--- BEGIN ---
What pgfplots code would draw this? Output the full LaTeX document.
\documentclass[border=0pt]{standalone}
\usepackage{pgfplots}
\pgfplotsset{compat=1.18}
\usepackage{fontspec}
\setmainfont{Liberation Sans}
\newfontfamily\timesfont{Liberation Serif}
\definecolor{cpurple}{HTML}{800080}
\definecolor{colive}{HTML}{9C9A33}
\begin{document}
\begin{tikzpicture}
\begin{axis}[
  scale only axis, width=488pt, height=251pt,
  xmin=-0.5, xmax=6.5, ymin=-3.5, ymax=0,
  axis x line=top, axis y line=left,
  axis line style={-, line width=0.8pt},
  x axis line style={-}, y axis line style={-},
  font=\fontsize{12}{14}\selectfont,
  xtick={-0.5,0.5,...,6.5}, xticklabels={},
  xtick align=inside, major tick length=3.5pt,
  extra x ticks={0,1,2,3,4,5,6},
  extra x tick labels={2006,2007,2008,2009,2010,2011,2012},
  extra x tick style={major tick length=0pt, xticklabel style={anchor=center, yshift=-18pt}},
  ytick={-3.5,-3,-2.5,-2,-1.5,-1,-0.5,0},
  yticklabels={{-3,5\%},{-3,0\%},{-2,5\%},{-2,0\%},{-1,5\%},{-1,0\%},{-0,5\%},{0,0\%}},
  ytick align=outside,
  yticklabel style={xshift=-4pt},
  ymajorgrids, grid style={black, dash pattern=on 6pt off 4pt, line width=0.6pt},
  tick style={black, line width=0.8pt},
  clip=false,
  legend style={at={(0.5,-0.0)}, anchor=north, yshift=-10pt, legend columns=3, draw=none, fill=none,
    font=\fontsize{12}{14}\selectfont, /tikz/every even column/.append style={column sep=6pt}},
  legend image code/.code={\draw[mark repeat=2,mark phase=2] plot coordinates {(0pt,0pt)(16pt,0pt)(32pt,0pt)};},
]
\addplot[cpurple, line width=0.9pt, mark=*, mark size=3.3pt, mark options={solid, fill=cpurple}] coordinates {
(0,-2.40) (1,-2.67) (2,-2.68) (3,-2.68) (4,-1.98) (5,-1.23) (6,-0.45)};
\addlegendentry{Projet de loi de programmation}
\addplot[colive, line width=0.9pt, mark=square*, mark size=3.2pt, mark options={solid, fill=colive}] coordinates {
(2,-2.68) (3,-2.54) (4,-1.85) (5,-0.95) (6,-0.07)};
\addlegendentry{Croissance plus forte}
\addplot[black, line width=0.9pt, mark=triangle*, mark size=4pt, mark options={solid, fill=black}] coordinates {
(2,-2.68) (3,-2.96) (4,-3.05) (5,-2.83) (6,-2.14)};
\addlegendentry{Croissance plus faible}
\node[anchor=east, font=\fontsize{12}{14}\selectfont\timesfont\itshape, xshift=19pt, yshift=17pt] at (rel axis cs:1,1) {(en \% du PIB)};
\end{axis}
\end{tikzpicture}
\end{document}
--- END ---
--- BEGIN ---
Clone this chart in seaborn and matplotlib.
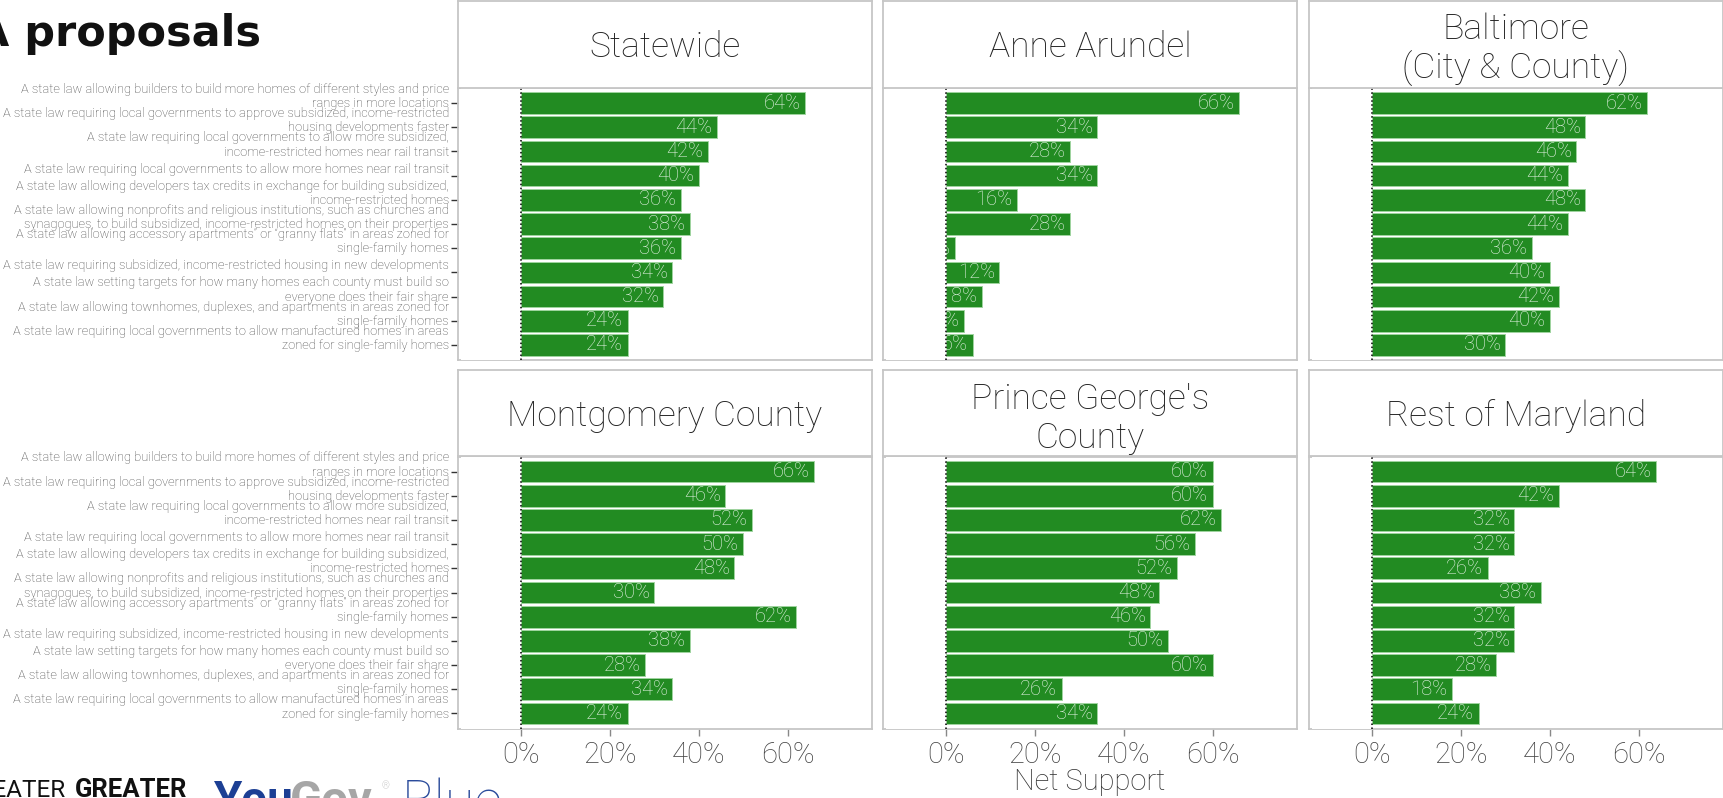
--- END ---
◆ Required task ◆
Your task is to pick out every line with the string "this" and copy it.

◆ Complete answer ◆
What pgfplots code would draw this? Output the full LaTeX document.
Clone this chart in seaborn and matplotlib.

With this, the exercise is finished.